Physicians Increase Interest in Internet

An ongoing survey by Healtheon Corp. has found a 300 percent increase in regular Internet usage by physicians over the past two years.

Healtheon’s Internet Survey of MedicineTM found a growing interest in more complex online access to clinical and patient information. Physicians cited “lack of time” as the largest hurdle to using computers, and 25 percent of physicians noted “the lack of meaningful network content and services” as the primary reason they did not use the computer more regularly.

The primary uses of the Internet cite by physicians are email, personal services, educational purposes, medical journal access, and communication with specialty medical societies. The study also found that the number of doctors using email to communicate with their patients is rising dramatically.

When using the Internet, inpatient doctors tend to be more focused on receiving clinical content from the hospital, according to the study. Outpatient doctors ranked access to payers, outpatient laboratories, and continuing medical education as valuable networked capabilities.

Real-time access to clinical data via the Internet would help reduce the delays in the clinical trial process, according to 86 percent of the respondents. In addition, 82 percent indicated that the Internet would improve the overall quality of clinical trial data.

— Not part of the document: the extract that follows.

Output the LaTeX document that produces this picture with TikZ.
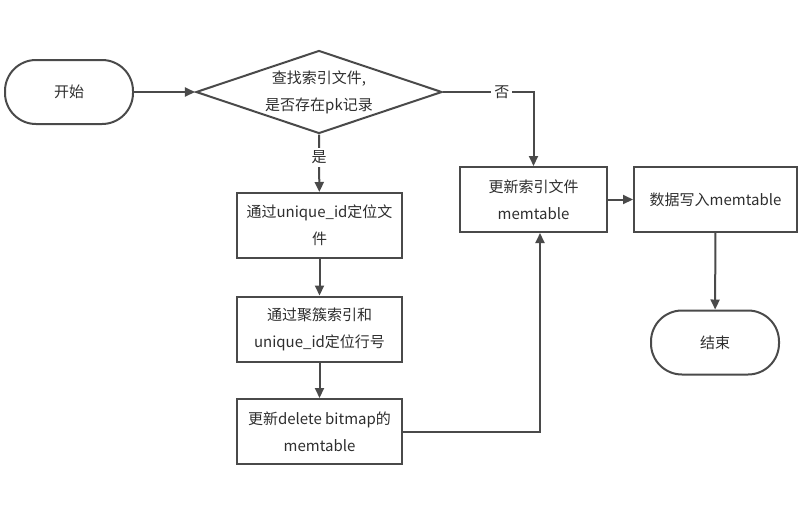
\documentclass[tikz,border=0pt]{standalone}
\usepackage{fontspec}
\setmainfont{Noto Sans CJK SC}
\usetikzlibrary{shapes.geometric, arrows.meta, calc}
\definecolor{linegray}{HTML}{4A4A4A}
\definecolor{textgray}{HTML}{2E2E2E}

\tikzset{
  base/.style={draw=linegray, line width=2pt, text=textgray, align=center,
    font=\fontsize{15}{27}\selectfont, inner sep=0pt},
  terminal/.style={base, rounded corners=31pt, minimum width=128pt, minimum height=64pt},
  process/.style={base, rectangle, minimum width=165pt, minimum height=65pt},
  decision/.style={base, diamond, aspect=3, minimum width=246pt, minimum height=83pt},
  flow/.style={draw=linegray, line width=2pt, -{Triangle[length=10pt,width=9pt]}},
  lbl/.style={fill=white, text=textgray, font=\fontsize{15}{16}\selectfont, inner sep=3pt}
}

\begin{document}
\begin{tikzpicture}[x=1pt, y=-1pt]
    \useasboundingbox (0,0) rectangle (805,531);

    % --- left column ---
    \node[terminal] (start) at (69,92) {开始};
    \node[decision] (check) at (319,92) {查找索引文件,\\是否存在pk记录};
    \node[process] (locfile) at (319.5,225.5) {通过unique\_id定位文\\件};
    \node[process] (locrow) at (319.5,329) {通过聚簇索引和\\unique\_id定位行号};
    \node[process] (delbm) at (319.5,431.5) {更新delete bitmap的\\memtable};

    % --- right side ---
    \node[process, minimum width=147pt] (updidx) at (533.5,199.5) {更新索引文件\\memtable};
    \node[process, minimum width=163pt] (write) at (715.5,199.5) {数据写入memtable};
    \node[terminal] (stop) at (715,342.5) {结束};

    \coordinate (turn) at (540,431.5);

    % --- connectors ---
    \draw[flow] (start) -- (check);
    \draw[flow] (check.south) -- node[lbl, pos=0.4] {是} (locfile);
    \draw[flow] (check.east) -- node[lbl, pos=0.65] {否} (check.east -| updidx.north) -- (updidx.north);
    \draw[flow] (locfile) -- (locrow);
    \draw[flow] (locrow) -- (delbm);
    \draw[flow] (delbm.east) -- (turn) -- (turn |- updidx.south);
    \draw[flow] (updidx) -- (write);
    \draw[flow] (write) -- (stop);
\end{tikzpicture}
\end{document}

“Our research shows that a growing number of physicians are increasingly prepared to rely on the Internet as a primary means of obtaining clinical and medically related data and information,” said Mike Long, CEO of Healtheon. “Moreover, our survey results indicate that physicians also recognize the important role that online linkages can play in helping their office conduct clinical and administrative transactions much more efficiently.”